Mediacom Raising Rates Again

On the heels of its retransmission-consent pact with Sinclair Broadcast Group, Mediacom Communications is raising prices for customers for a second time in three months, officials confirmed Thursday.

Blaming its new deal with Sinclair as part of the reason for the latest hike, the MSO is increasing rates on its expanded-basic-cable package by 4%-8% effective in May, according to Tom Larsen, the cable company’s vice president of legal affairs.

Back in January, Mediacom disclosed that it was raising rates, effective in March, for offerings such as its Internet service and premium services, including HBO and Showtime. Those price increases impacted prices for Mediacom’s digital subscribers, and they had nothing to do with expanded-basic rates.

“People who have advanced digital services will see two rate increases,” Larsen said. “The majority of our customers were not affected by the first rate increase. Obviously, this rate increase will impact anybody subscribing to our cable packages, because it’s the lowest levels of service.”

In markets such as Des Moines, Iowa, that means Mediacom’s Family Cable package, which is broadcast-basic and expanded-basic cable, will go to $51.95 per month from $47.95. The price for the company’s broadcast-basic tier, with its 20 channels, will go to $19.95 from $16.95.

Mediacom said it is raising prices for expanded basic due to increased programming costs, including the license fees it will have to pay Sinclair as the result of a retransmission-consent pact the parties reached Feb. 2, according to Larsen.

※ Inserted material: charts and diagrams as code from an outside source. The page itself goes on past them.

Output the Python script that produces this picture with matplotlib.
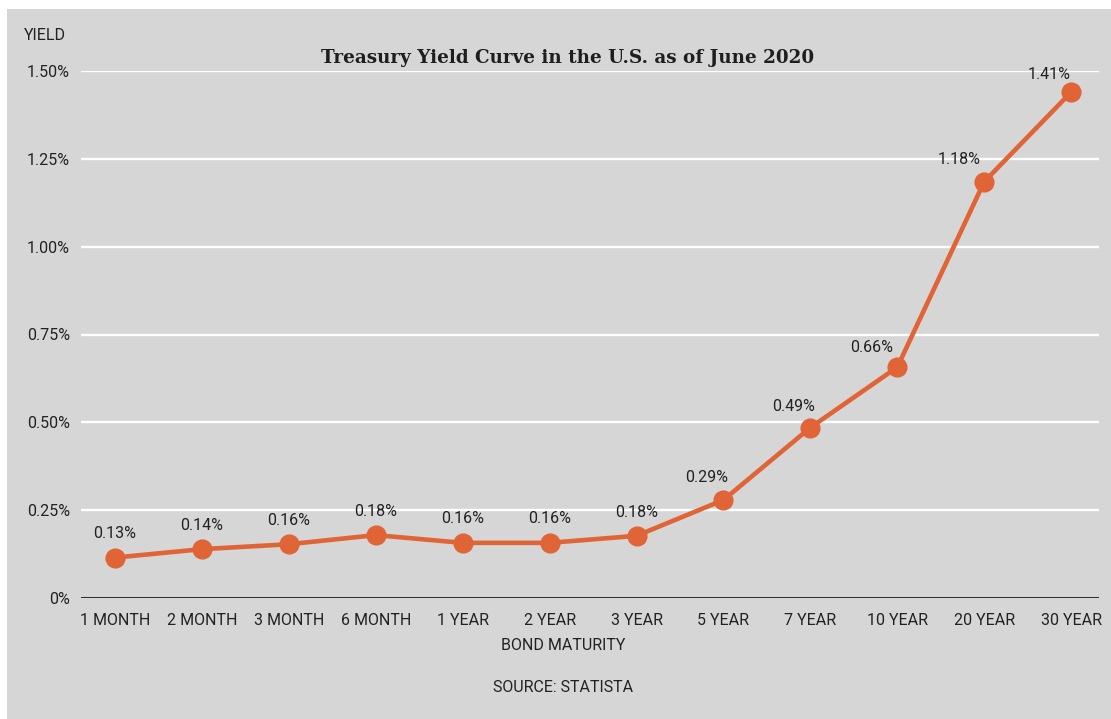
import matplotlib
matplotlib.use("Agg")
from matplotlib import pyplot as plt
from matplotlib.patches import Rectangle

# data
maturities = ["1 MONTH", "2 MONTH", "3 MONTH", "6 MONTH", "1 YEAR", "2 YEAR",
              "3 YEAR", "5 YEAR", "7 YEAR", "10 YEAR", "20 YEAR", "30 YEAR"]
yields = [0.115, 0.139, 0.153, 0.179, 0.157, 0.157,
          0.177, 0.279, 0.485, 0.657, 1.185, 1.440]
yield_labels = ["0.13%", "0.14%", "0.16%", "0.18%", "0.16%", "0.16%",
                "0.18%", "0.29%", "0.49%", "0.66%", "1.18%", "1.41%"]
y_ticks = [0, 0.25, 0.5, 0.75, 1.0, 1.25, 1.5]
y_ticklabels = ["0%", "0.25%", "0.50%", "0.75%", "1.00%", "1.25%", "1.50%"]

# label nudges in pixels (style only)
label_dx = [0, 0, 0, 0, 0, 0, 0, -17, -17, -26, -25, -22]
label_dy = [24, 24, 24, 24, 24, 24, 23, 22, 21, 20, 22, 18]

W, H = 1111, 719
bg = "#d5d6d5"
orange = "#e06436"
txt = "#222222"
cond = ["Roboto", "DejaVu Sans"]
fs = 11.5

fig = plt.figure(figsize=(W / 100, H / 100), dpi=100)
fig.patch.set_facecolor("white")
fig.patches.append(Rectangle((7 / W, 0), 1, (H - 9) / H, transform=fig.transFigure,
                             facecolor=bg, edgecolor="none", zorder=-5))

ax = fig.add_axes([81 / W, 121 / H, (1099 - 81) / W, 527 / H])
ax.set_facecolor(bg)
x = list(range(len(maturities)))
ax.set_xlim(-0.39, 11.32)
ax.set_ylim(0, 1.5)

for t in y_ticks[1:]:
    ax.axhline(t, color="white", lw=1.7, zorder=1)
ax.axhline(0, color="#333333", lw=2.2, zorder=2)

ax.plot(x, yields, color=orange, lw=3.3, marker="o", markersize=13.5,
        zorder=3, clip_on=False)

for i, (v, lab) in enumerate(zip(yields, yield_labels)):
    ax.annotate(lab, (i, v), xytext=(label_dx[i] * 0.72, label_dy[i] * 0.72),
                textcoords="offset points", ha="center", va="center",
                fontsize=fs, color=txt, family=cond)

for s in ax.spines.values():
    s.set_visible(False)
ax.set_xticks(x)
ax.set_xticklabels(maturities, fontsize=fs, color=txt, family=cond)
ax.set_yticks(y_ticks)
ax.set_yticklabels(y_ticklabels, fontsize=fs, color=txt, family=cond)
ax.tick_params(axis="x", length=0, pad=11)
ax.tick_params(axis="y", length=0, pad=8)

fig.text(24 / W, 1 - 36 / H, "YIELD", fontsize=fs, color=txt, family=cond,
         ha="left", va="center")
fig.text(568 / W, 1 - 58 / H, "Treasury Yield Curve in the U.S. as of June 2020",
         fontsize=13.2, fontweight="bold", color="#1e1e1e", family="DejaVu Serif",
         ha="center", va="center")
fig.text(563 / W, 1 - 645 / H, "BOND MATURITY", fontsize=fs, color=txt,
         family=cond, ha="center", va="center")
fig.text(563 / W, 1 - 688 / H, "SOURCE: STATISTA", fontsize=fs, color=txt,
         family=cond, ha="center", va="center")

fig.savefig("out.png", dpi=100, facecolor=fig.get_facecolor())
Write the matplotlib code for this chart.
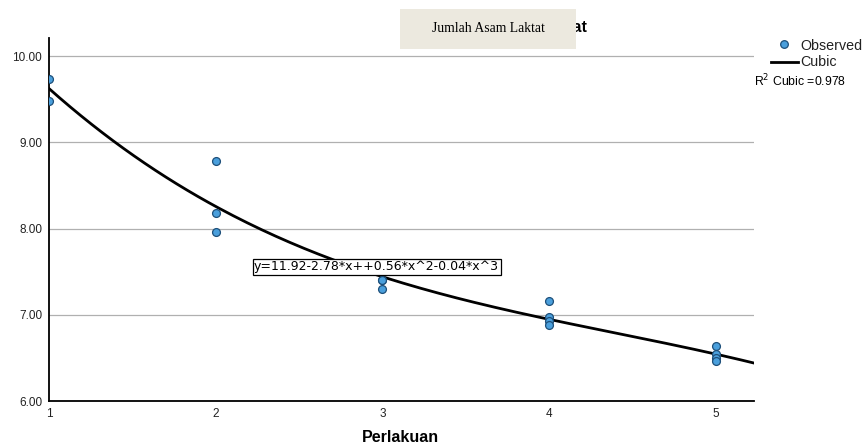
import numpy as np
import matplotlib.pyplot as plt
from matplotlib.patches import Rectangle

plt.rcParams['font.family'] = ['Liberation Sans', 'DejaVu Sans']

# nilai pengamatan per perlakuan
perlakuan = [1, 1, 2, 2, 2, 3, 3, 3, 4, 4, 4, 4, 5, 5, 5, 5]
asam_laktat = [9.73, 9.48, 8.78, 8.18, 7.96, 7.40, 7.40, 7.30,
               7.16, 6.97, 6.93, 6.88, 6.64, 6.54, 6.50, 6.46]
y_ticks = [6.00, 7.00, 8.00, 9.00, 10.00]
x_ticks = [1, 2, 3, 4, 5]
r2_cubic = 0.978
persamaan = "y=11.92-2.78*x++0.56*x^2-0.04*x^3"

fig = plt.figure(figsize=(8.66, 4.44), dpi=100)
ax = fig.add_axes([0.0566, 0.0968, 0.8141, 0.8176])

# garis cubic dari fit data
koef = np.polyfit(perlakuan, asam_laktat, 3)
xs = np.linspace(1, 5.23, 200)
ax.plot(xs, np.polyval(koef, xs), color='black', lw=2, zorder=3, label='Cubic')

ax.scatter(perlakuan, asam_laktat, s=32, color='#4a9fdc', edgecolor='#1d4f7a',
           linewidth=0.9, zorder=4, label='Observed')

ax.set_xlim(1, 5.23)
ax.set_ylim(6.0, 10.21)
ax.set_yticks(y_ticks)
ax.set_yticklabels([f"{v:.2f}" for v in y_ticks], fontsize=8.5, color='#222222')
ax.set_xticks(x_ticks)
ax.set_xticklabels([str(v) for v in x_ticks], fontsize=8.5, color='#222222')
ax.tick_params(length=0, pad=5)
ax.grid(True, axis='y', color='#b0b0b0', lw=0.9)
ax.set_axisbelow(True)
for s in ['top', 'right']:
    ax.spines[s].set_visible(False)
for s in ['left', 'bottom']:
    ax.spines[s].set_linewidth(1.3)

fig.text(400 / 866, 1 - 437 / 444, 'Perlakuan', fontsize=11.5, fontweight='bold',
         ha='center', va='center')

# kotak persamaan
ax.text(2.23, 7.56, persamaan, family='DejaVu Sans', fontsize=9.0, va='center', ha='left',
        bbox=dict(boxstyle='square,pad=0.12', fc='white', ec='black', lw=0.9), zorder=5)

# judul asli tertutup kotak
fig.text(587 / 866, 1 - 27 / 444, 'Jumlah Asam Laktat', fontsize=11.5, fontweight='bold',
         ha='right', va='center')
fig.patches.append(Rectangle((400 / 866, 1 - 49 / 444), 176 / 866, 40 / 444,
                             transform=fig.transFigure, fc='#ece9df', ec='none', zorder=10))
fig.text(488 / 866, 1 - 28 / 444, 'Jumlah Asam Laktat', family='Liberation Serif',
         fontsize=9.8, ha='center', va='center', zorder=11)

# legenda
fig.text(800 / 866, 1 - 46 / 444, 'Observed', fontsize=10.3, va='center', color='#222222')
fig.text(800 / 866, 1 - 62 / 444, 'Cubic', fontsize=10.3, va='center', color='#222222')
fig.text(754 / 866, 1 - 81 / 444, f'R$^2$ Cubic ={r2_cubic}', fontsize=8.8, va='center')
fig.add_artist(plt.Line2D([771 / 866, 798 / 866], [1 - 62 / 444, 1 - 62 / 444],
                          color='black', lw=2))
fig.add_artist(plt.Line2D([784 / 866], [1 - 44 / 444], marker='o', ms=5.5,
                          mfc='#4a9fdc', mec='#1d4f7a', mew=0.9, ls='none'))

fig.savefig('out.png', dpi=100)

During that bitter battle, Sinclair pulled its TV stations from Mediacom’s systems for nearly one month, and the cable operator said it lost 7,000 subscribers in the fourth quarter alone due to the dispute. Ultimately, Mediacom agreed to pay Sinclair cash to carry its TV stations.

Larsen also attributed the May expanded-basic-rate increase to rising operating costs, including the skyrocketing price of gas.

“The biggest driver [for the May rate increase] is programming costs,” he said. “The retrans costs are part of that. Operational costs including employees wages, fuel, trucks -- it’s expensive. Those are the primary drivers.”